By Laura RiceNovember 23, 2021 12:36 pm, ,

Film directors Parker Hill and Isabel Bethencourt were on a road trip from Montana to Texas when they met the teenage girls who would become the center of their documentary.

“We were getting gas at 2:30 in the morning on the last night of the trip and a pickup truck pulls up next to us and the girls are running around the gas station and they’re screaming at each other and they’re blasting music. And we just were so shocked to see this, like, ball of energy in the middle of a kind of dead, middle-of-the-night gas station. And we thought, ‘Well, we have to talk to them,’” Bethencourt told Texas Standard.

So they did talk to them. In fact, they hung out with them for several hours and decided to stay in touch. That turned into them making a film together: “Cusp.”

“‘Cusp’ is a largely observational film that follows three girls in rural Texas as they grow up over a summer, and it sort of looks at the highs and lows of girlhood and young adulthood,” Bethencourt said.

The specific name of the town remains unnamed to help preserve privacy, but also because it makes it more of a universal story.

The directors say they took seriously the experiences of their teenage subjects because, too often, the experiences of teenage girls are dismissed.

“Everyone’s experience matters, and you shouldn’t even dismiss your own experience,” Hill told the Standard. “I think a lot of what people are going through is, like, unknowingly common. … We were really struck by how casually and often the girls, boys, groups of friends, they would talk about things like rape and sexual assault. And they were all very matter of fact about it, as if it was kind of like an inherent part of growing up for them.”

Part of the healing of that trauma was the act of filmmaking itself.

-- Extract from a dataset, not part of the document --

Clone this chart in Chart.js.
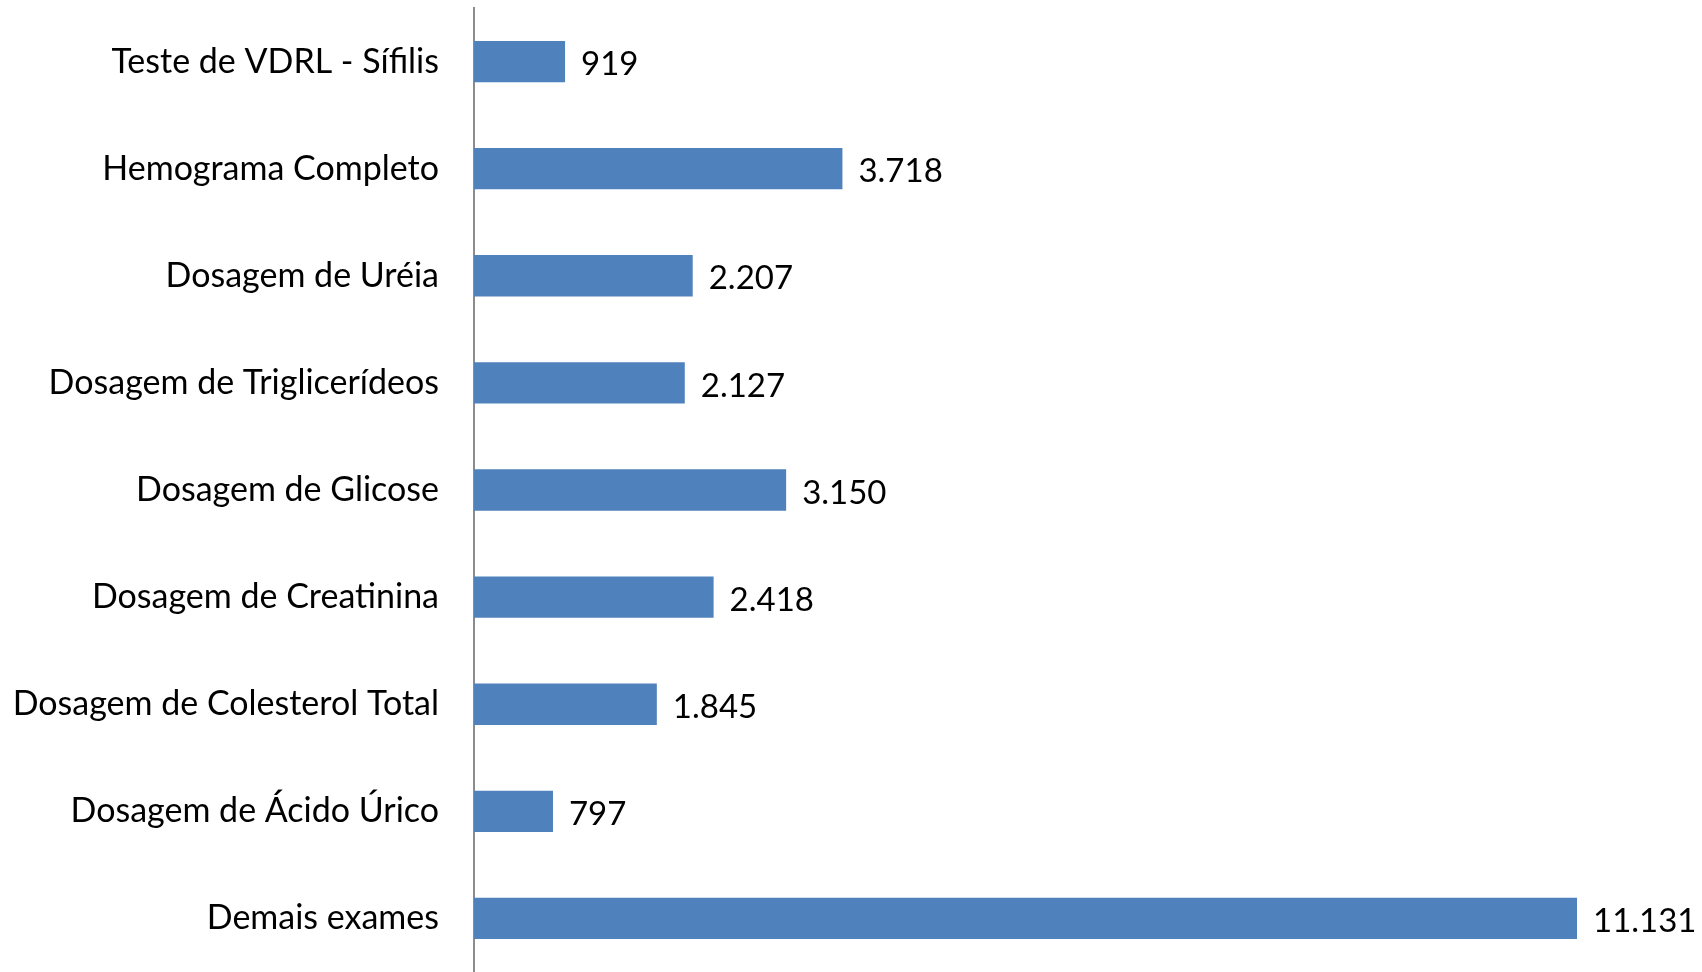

“They all kind of speak to, like, hoping that other people get the confidence and courage and comfort to feel safe to open up about what’s going on,” Hill said.

Hill and Bethencourt were awarded a Special Jury Award for emerging filmmakers at the 2021 Sundance Film Festival. “Cusp” was also an official selection at the 2021 Austin Film Festival.

“Cusp” is showing in theaters in New York and Los Angeles and will be on Showtime’s streaming platform on Nov. 26.